◆ Material provided:
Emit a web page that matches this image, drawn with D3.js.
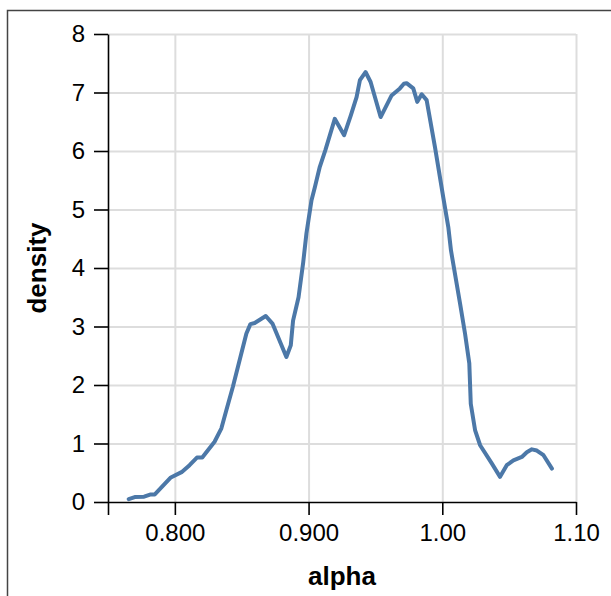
<!DOCTYPE html>
<html>
<head>
<meta charset="utf-8">
<script src="https://cdn.jsdelivr.net/npm/d3@7"></script>
<style>
  body { margin: 0; background: #fff; }
  svg { display: block; font-family: "Liberation Sans", Arial, Helvetica, sans-serif; }
  .grid line { stroke: #ddd; stroke-width: 2; }
  .grid .domain { display: none; }
  .axis path, .axis line { stroke: #000; stroke-width: 1.6; }
  .axis text { fill: #000; font-size: 24px; }
</style>
</head>
<body>
<svg id="chart" width="611" height="596"></svg>
<script>
// density estimate of alpha
const alpha = [
  0.7655, 0.770, 0.777, 0.782, 0.785, 0.797, 0.805, 0.811, 0.8165, 0.8205,
  0.8297, 0.8348, 0.8385, 0.8434, 0.8497, 0.8535, 0.8565, 0.8597, 0.868, 0.873,
  0.8834, 0.8867, 0.8884, 0.8925, 0.896, 0.8984, 0.9022, 0.9047, 0.9084, 0.9125,
  0.9196, 0.9266, 0.9316, 0.9359, 0.9384, 0.9426, 0.9464, 0.9539, 0.9621, 0.9683,
  0.9713, 0.9733, 0.9783, 0.9813, 0.9846, 0.9883, 0.9945, 1.0008, 1.0045, 1.0065,
  1.0133, 1.017, 1.0202, 1.0213, 1.0245, 1.0283, 1.037, 1.0432, 1.0482, 1.0532,
  1.0595, 1.0632, 1.067, 1.0707, 1.0757, 1.082
];
const density = [
  0.05, 0.085, 0.09, 0.13, 0.13, 0.42, 0.51, 0.63, 0.76, 0.76,
  1.03, 1.26, 1.57, 1.97, 2.54, 2.88, 3.04, 3.06, 3.18, 3.05,
  2.48, 2.68, 3.10, 3.50, 4.10, 4.59, 5.16, 5.38, 5.73, 6.01,
  6.55, 6.27, 6.61, 6.92, 7.21, 7.35, 7.18, 6.58, 6.95, 7.07,
  7.15, 7.16, 7.07, 6.84, 6.97, 6.87, 6.07, 5.20, 4.70, 4.30,
  3.39, 2.88, 2.37, 1.68, 1.23, 0.97, 0.66, 0.43, 0.63, 0.71,
  0.77, 0.85, 0.90, 0.88, 0.80, 0.57
];
const xTicks = [0.75, 0.8, 0.9, 1.0, 1.1];
const xTickLabels = ["", "0.800", "0.900", "1.00", "1.10"];
const yTicks = [0, 1, 2, 3, 4, 5, 6, 7, 8];

const svg = d3.select("#chart");
const margin = { left: 108, right: 35, top: 34, bottom: 94 };
const width = 611, height = 596;

// outer frame (runs off the right and bottom edges)
svg.append("rect")
  .attr("x", 7.5).attr("y", 10.5)
  .attr("width", 640).attr("height", 640)
  .attr("fill", "none")
  .attr("stroke", "#444")
  .attr("stroke-width", 1.5);

const x = d3.scaleLinear().domain([0.75, 1.1]).range([margin.left, width - margin.right]);
const y = d3.scaleLinear().domain([0, 8]).range([height - margin.bottom, margin.top]);

// grid
svg.append("g").classed("grid", true)
  .attr("transform", `translate(0,${margin.top})`)
  .call(d3.axisBottom(x).tickValues(xTicks.slice(1))
    .tickSize(y(0) - margin.top).tickFormat(""));
svg.append("g").classed("grid", true)
  .attr("transform", `translate(${margin.left},0)`)
  .call(d3.axisRight(y).tickValues(yTicks.slice(1))
    .tickSize(x.range()[1] - margin.left).tickFormat(""));

// axes
const xAxis = d3.axisBottom(x)
  .tickValues(xTicks)
  .tickSize(13)
  .tickSizeOuter(0)
  .tickPadding(9)
  .tickFormat((d, i) => xTickLabels[i]);
svg.append("g").classed("axis", true)
  .attr("transform", `translate(0,${y(0)})`)
  .call(xAxis);

const yAxis = d3.axisLeft(y)
  .tickValues(yTicks)
  .tickSize(14)
  .tickSizeOuter(0)
  .tickPadding(9)
  .tickFormat(d3.format("d"));
svg.append("g").classed("axis", true)
  .attr("transform", `translate(${margin.left},0)`)
  .call(yAxis);

// density line
const pts = alpha.map((a, i) => [a, density[i]]);
svg.append("path")
  .datum(pts)
  .attr("fill", "none")
  .attr("stroke", "#4c78a8")
  .attr("stroke-width", 4)
  .attr("stroke-linejoin", "round")
  .attr("stroke-linecap", "round")
  .attr("d", d3.line().x(d => x(d[0])).y(d => y(d[1])));

// titles
svg.append("text")
  .attr("x", (x.range()[0] + x.range()[1]) / 2)
  .attr("y", 585)
  .attr("text-anchor", "middle")
  .attr("font-size", 26)
  .attr("font-weight", "bold")
  .text("alpha");

svg.append("text")
  .attr("transform", `translate(46,${(y(0) + y(8)) / 2}) rotate(-90)`)
  .attr("text-anchor", "middle")
  .attr("font-size", 26)
  .attr("font-weight", "bold")
  .text("density");
</script>
</body>
</html>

◆ What you should do:
Produce an exact copy of each line of data, skipping embedded images.

◆ Task answer:
Emit a web page that matches this image, drawn with D3.js.
<!DOCTYPE html>
<html>
<head>
<meta charset="utf-8">
<script src="https://cdn.jsdelivr.net/npm/d3@7"></script>
<style>
  body { margin: 0; background: #fff; }
  svg { display: block; font-family: "Liberation Sans", Arial, Helvetica, sans-serif; }
  .grid line { stroke: #ddd; stroke-width: 2; }
  .grid .domain { display: none; }
  .axis path, .axis line { stroke: #000; stroke-width: 1.6; }
  .axis text { fill: #000; font-size: 24px; }
</style>
</head>
<body>
<svg id="chart" width="611" height="596"></svg>
<script>
// density estimate of alpha
const alpha = [
  0.7655, 0.770, 0.777, 0.782, 0.785, 0.797, 0.805, 0.811, 0.8165, 0.8205,
  0.8297, 0.8348, 0.8385, 0.8434, 0.8497, 0.8535, 0.8565, 0.8597, 0.868, 0.873,
  0.8834, 0.8867, 0.8884, 0.8925, 0.896, 0.8984, 0.9022, 0.9047, 0.9084, 0.9125,
  0.9196, 0.9266, 0.9316, 0.9359, 0.9384, 0.9426, 0.9464, 0.9539, 0.9621, 0.9683,
  0.9713, 0.9733, 0.9783, 0.9813, 0.9846, 0.9883, 0.9945, 1.0008, 1.0045, 1.0065,
  1.0133, 1.017, 1.0202, 1.0213, 1.0245, 1.0283, 1.037, 1.0432, 1.0482, 1.0532,
  1.0595, 1.0632, 1.067, 1.0707, 1.0757, 1.082
];
const density = [
  0.05, 0.085, 0.09, 0.13, 0.13, 0.42, 0.51, 0.63, 0.76, 0.76,
  1.03, 1.26, 1.57, 1.97, 2.54, 2.88, 3.04, 3.06, 3.18, 3.05,
  2.48, 2.68, 3.10, 3.50, 4.10, 4.59, 5.16, 5.38, 5.73, 6.01,
  6.55, 6.27, 6.61, 6.92, 7.21, 7.35, 7.18, 6.58, 6.95, 7.07,
  7.15, 7.16, 7.07, 6.84, 6.97, 6.87, 6.07, 5.20, 4.70, 4.30,
  3.39, 2.88, 2.37, 1.68, 1.23, 0.97, 0.66, 0.43, 0.63, 0.71,
  0.77, 0.85, 0.90, 0.88, 0.80, 0.57
];
const xTicks = [0.75, 0.8, 0.9, 1.0, 1.1];
const xTickLabels = ["", "0.800", "0.900", "1.00", "1.10"];
const yTicks = [0, 1, 2, 3, 4, 5, 6, 7, 8];

const svg = d3.select("#chart");
const margin = { left: 108, right: 35, top: 34, bottom: 94 };
const width = 611, height = 596;

// outer frame (runs off the right and bottom edges)
svg.append("rect")
  .attr("x", 7.5).attr("y", 10.5)
  .attr("width", 640).attr("height", 640)
  .attr("fill", "none")
  .attr("stroke", "#444")
  .attr("stroke-width", 1.5);

const x = d3.scaleLinear().domain([0.75, 1.1]).range([margin.left, width - margin.right]);
const y = d3.scaleLinear().domain([0, 8]).range([height - margin.bottom, margin.top]);

// grid
svg.append("g").classed("grid", true)
  .attr("transform", `translate(0,${margin.top})`)
  .call(d3.axisBottom(x).tickValues(xTicks.slice(1))
    .tickSize(y(0) - margin.top).tickFormat(""));
svg.append("g").classed("grid", true)
  .attr("transform", `translate(${margin.left},0)`)
  .call(d3.axisRight(y).tickValues(yTicks.slice(1))
    .tickSize(x.range()[1] - margin.left).tickFormat(""));

// axes
const xAxis = d3.axisBottom(x)
  .tickValues(xTicks)
  .tickSize(13)
  .tickSizeOuter(0)
  .tickPadding(9)
  .tickFormat((d, i) => xTickLabels[i]);
svg.append("g").classed("axis", true)
  .attr("transform", `translate(0,${y(0)})`)
  .call(xAxis);

const yAxis = d3.axisLeft(y)
  .tickValues(yTicks)
  .tickSize(14)
  .tickSizeOuter(0)
  .tickPadding(9)
  .tickFormat(d3.format("d"));
svg.append("g").classed("axis", true)
  .attr("transform", `translate(${margin.left},0)`)
  .call(yAxis);

// density line
const pts = alpha.map((a, i) => [a, density[i]]);
svg.append("path")
  .datum(pts)
  .attr("fill", "none")
  .attr("stroke", "#4c78a8")
  .attr("stroke-width", 4)
  .attr("stroke-linejoin", "round")
  .attr("stroke-linecap", "round")
  .attr("d", d3.line().x(d => x(d[0])).y(d => y(d[1])));

// titles
svg.append("text")
  .attr("x", (x.range()[0] + x.range()[1]) / 2)
  .attr("y", 585)
  .attr("text-anchor", "middle")
  .attr("font-size", 26)
  .attr("font-weight", "bold")
  .text("alpha");

svg.append("text")
  .attr("transform", `translate(46,${(y(0) + y(8)) / 2}) rotate(-90)`)
  .attr("text-anchor", "middle")
  .attr("font-size", 26)
  .attr("font-weight", "bold")
  .text("density");
</script>
</body>
</html>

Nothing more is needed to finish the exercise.